The sad decline of transfer deadline day

Last night was as bad as it has ever been


A simple question that will never be answered satisfactorily: what the fuck happened to transfer deadline day? Did you think this last night? Did you think this as Leroy Fer completed his loan move to Swansea? As Jordan Rhodes completed an on then off then on again transfer to Middlesbrough?

Something broke the back of transfer deadline day and it will never be the same again.

For a time things were good. Jim White became the statesman of a new national holiday. Robinho and Berbatov moved to Manchester on the same day in 2008 – a big bang moment  – and then there was the swaggering flush of deadline day’s imperial phase, which saw a country paralysed as Torres moved to Chelsea and big Andy Carroll went to Liverpool on the same evening. The holiday was diverse, but inclusive. It was as dramatic as those transfers illustrate, but it was also hilarious – who could forget Peter Odemwingie pulling up to Loftus Road in his Range Rover only to be told he couldn’t join QPR? Redknapp explaining through a car window that “wires had been crossed somewhere”? Julian Faubert was loaned to Real Madrid on a deadline day ffs. Julian Faubert. 

Was I the only one who could hear the sound of the barrel scraping as a dead eyed Natalie Sawyer could barely summoned the energy to explain Mathieu Debuchy’s move to Bordeaux?

Peter was unhappy and we just laughed

This is my theory.

We have many watershed moments, moments that reach through time. We always remember exactly where we were and what we were doing when they happened. There are a hundred thousand Daily Express mums who could tell you where they were when Princess Diana died. You remember where you were as gunmen rampaged through Paris last year.

And accordingly, deadline day had its own watershed, which I find it hard to forget, but also hard to recall without laughing. It was 2014 and the sun was setting over Merseyside. There was some talk of Tom Cleverley moving to Everton. None of that mattered though. No, what mattered, was the four or five seconds of live television when a grown man, an Everton fan, brandished and proceeded to wave a big purple dildo in Sky Sports News reporter Alan Irwin’s face.
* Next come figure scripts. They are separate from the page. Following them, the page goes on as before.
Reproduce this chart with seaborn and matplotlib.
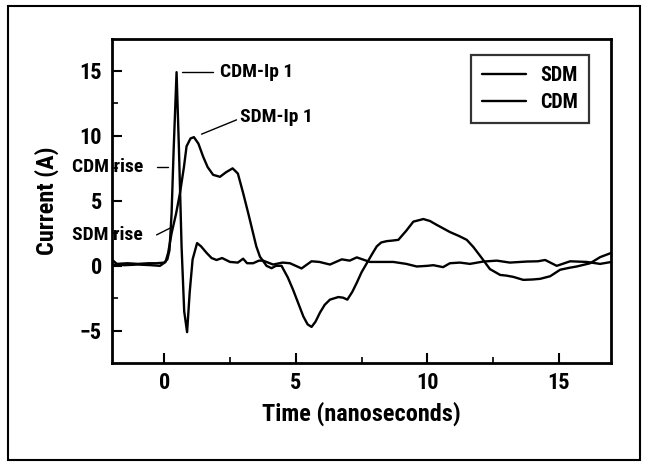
import matplotlib
matplotlib.use("Agg")
import matplotlib.pyplot as plt
from matplotlib.patches import Rectangle
from matplotlib.ticker import MultipleLocator
from matplotlib import font_manager
import seaborn as sns
import pandas as pd

# ---- data ----
cdm_t = [-2.0, -1.8, -1.4, -1.0, -0.6, -0.3, 0.0, 0.12, 0.2, 0.28, 0.36, 0.47,
         0.56, 0.66, 0.76, 0.87, 0.97, 1.08, 1.25, 1.4, 1.61, 1.8, 1.99, 2.2,
         2.5, 2.8, 3.0, 3.15, 3.38, 3.6, 3.76, 4.14, 4.5, 4.78, 5.22, 5.6, 5.9,
         6.3, 6.75, 7.05, 7.32, 7.82, 8.3, 8.71, 9.2, 9.6, 10.0, 10.23, 10.6,
         10.86, 11.24, 11.62, 12.13, 12.64, 13.14, 13.78, 14.2, 14.48, 14.92,
         15.43, 16.06, 16.57, 17.0]
cdm_v = [0.5, 0.15, 0.2, 0.15, 0.2, 0.2, 0.25, 0.5, 1.2, 4.0, 9.0, 14.9,
         9.0, 1.5, -3.5, -5.1, -2.0, 0.5, 1.75, 1.5, 1.0, 0.6, 0.45, 0.6,
         0.3, 0.25, 0.55, 0.2, 0.2, 0.4, 0.4, 0.1, 0.25, 0.2, -0.2, 0.35, 0.3,
         0.1, 0.5, 0.4, 0.65, 0.3, 0.3, 0.3, 0.15, -0.05, 0.0, 0.05, -0.1,
         0.2, 0.25, 0.15, 0.33, 0.4, 0.25, 0.33, 0.35, 0.45, 0.0,
         0.35, 0.3, 0.15, 0.3]

sdm_t = [-2.0, -1.5, -1.0, -0.5, -0.16, 0.05, 0.15, 0.28, 0.45, 0.6, 0.75,
         0.85, 1.0, 1.13, 1.3, 1.48, 1.65, 1.86, 2.12, 2.35, 2.6, 2.8, 3.0,
         3.2, 3.38, 3.5, 3.64, 3.89, 4.08, 4.25, 4.46, 4.7, 4.9, 5.1, 5.29,
         5.45, 5.6, 5.75, 5.92, 6.1, 6.3, 6.62, 6.8, 6.96, 7.15, 7.32, 7.5,
         7.7, 7.9, 8.08, 8.25, 8.46, 8.7, 8.9, 9.2, 9.47, 9.85, 10.1, 10.36,
         10.86, 11.2, 11.5, 11.75, 12.07, 12.38, 12.77, 13.0, 13.27, 13.65,
         14.0, 14.29, 14.67, 15.05, 15.4, 15.68, 16.19, 16.57, 17.0]
sdm_v = [0.1, 0.05, 0.1, 0.05, 0.0, 0.3, 1.0, 2.5, 4.0, 5.6, 7.6,
         9.2, 9.8, 9.9, 9.4, 8.4, 7.6, 7.0, 6.85, 7.2, 7.5, 7.1, 5.6,
         4.0, 2.5, 1.5, 0.7, 0.0, -0.18, 0.0, 0.0, -0.9, -1.85, -2.9, -3.9,
         -4.5, -4.7, -4.3, -3.6, -3.0, -2.6, -2.4, -2.45, -2.6, -2.0, -1.3, -0.5,
         0.2, 0.9, 1.5, 1.8, 1.9, 1.95, 2.0, 2.7, 3.4, 3.6, 3.45, 3.15,
         2.6, 2.3, 2.0, 1.45, 0.6, -0.25, -0.7, -0.75, -0.85, -1.08,
         -1.05, -1.0, -0.8, -0.3, -0.15, -0.05, 0.2, 0.67, 1.0]

series_names = ["SDM", "CDM"]
x_ticks = [0, 5, 10, 15]
y_ticks = [-5, 0, 5, 10, 15]

df = pd.concat([
    pd.DataFrame({"t": sdm_t, "I": sdm_v, "series": "SDM"}),
    pd.DataFrame({"t": cdm_t, "I": cdm_v, "series": "CDM"}),
], ignore_index=True)

sns.set_style("ticks")

# pick a narrow bold face if one is installed
names = {f.name for f in font_manager.fontManager.ttflist}
narrow = [n for n in ["Liberation Sans Narrow", "Roboto Condensed",
                      "Open Sans Condensed", "DejaVu Sans Condensed"] if n in names]
plt.rcParams["font.family"] = narrow + ["DejaVu Sans"]
plt.rcParams["font.stretch"] = "condensed"
plt.rcParams["font.weight"] = "bold"
for k in ["text.color", "axes.labelcolor", "xtick.color", "ytick.color",
          "axes.edgecolor"]:
    plt.rcParams[k] = "black"

fig = plt.figure(figsize=(6.45, 4.66), dpi=100)
ax = fig.add_axes([0.173, 0.222, 0.775, 0.694])

sns.lineplot(data=df, x="t", y="I", hue="series", hue_order=series_names,
             palette={"SDM": "black", "CDM": "black"}, estimator=None,
             sort=False, linewidth=1.7, ax=ax)

ax.set_xlim(-2.0, 17.0)
ax.set_ylim(-7.44, 17.44)
ax.set_xticks(x_ticks)
ax.set_yticks(y_ticks)
ax.xaxis.set_minor_locator(MultipleLocator(2.5))
ax.yaxis.set_minor_locator(MultipleLocator(2.5))
ax.tick_params(which="major", direction="in", length=7, width=1.5,
               labelsize=16, pad=7)
ax.tick_params(which="minor", direction="in", length=4, width=1.2)
for lab in ax.get_xticklabels() + ax.get_yticklabels():
    lab.set_fontweight("bold")
for s in ax.spines.values():
    s.set_visible(True)
    s.set_linewidth(2.0)
    s.set_color("black")

ax.set_xlabel("Time (nanoseconds)", fontsize=17.5, fontweight="bold", labelpad=5)
ax.set_ylabel("Current (A)", fontsize=17.5, fontweight="bold")
ax.yaxis.set_label_coords(-0.105, 0.5)

leg = ax.legend(loc="upper right", bbox_to_anchor=(0.955, 0.951),
                borderaxespad=0, frameon=True, fancybox=False,
                handlelength=2.2, handletextpad=0.7, borderpad=0.55,
                labelspacing=0.4, prop={"size": 14.5, "weight": "bold"})
leg.get_frame().set_edgecolor("black")
leg.get_frame().set_linewidth(1.6)
leg.set_title(None)

# annotations with leader lines
lead = dict(color="black", lw=1.0)
fs_ann = 14
ax.plot([0.66, 1.86], [14.95, 14.95], **lead)
ax.text(2.12, 14.95, "CDM-Ip 1", ha="left", va="center", fontsize=fs_ann,
        fontweight="bold")
ax.plot([1.42, 2.75], [10.13, 11.23], **lead)
ax.text(2.88, 11.44, "SDM-Ip 1", ha="left", va="center", fontsize=fs_ann,
        fontweight="bold")
ax.plot([-0.29, 0.15], [7.64, 7.64], **lead)
ax.text(-0.8, 7.64, "CDM rise", ha="right", va="center", fontsize=fs_ann,
        fontweight="bold", clip_on=False)
ax.plot([-0.29, 0.22], [2.38, 2.9], **lead)
ax.text(-0.8, 2.38, "SDM rise", ha="right", va="center", fontsize=fs_ann,
        fontweight="bold", clip_on=False)

# outer frame of the figure
fig.add_artist(Rectangle((0.012, 0.012), 0.981, 0.976, transform=fig.transFigure,
                         fill=False, lw=1.5, ec="black"))

fig.savefig("out.png", dpi=100)
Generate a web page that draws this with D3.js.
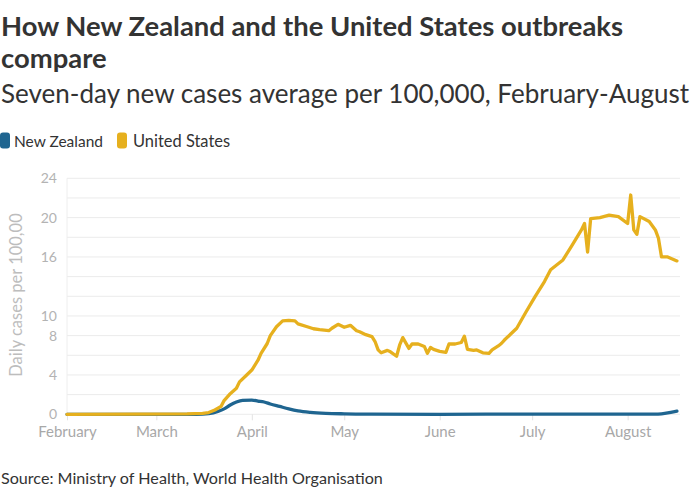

Eras are defined by such moments. Everything that comes after them seems less substantial, less interesting. Transfer deadline day ascended to such a plane of television perfection when Irwin encountered that purple dildo that it has never been right since. Things used to be, said Kanye, now they not. Deadline day once saw a professional reporter warily face down a dildo on live television, now they telling us Eder has left Swansea. It’s not the same.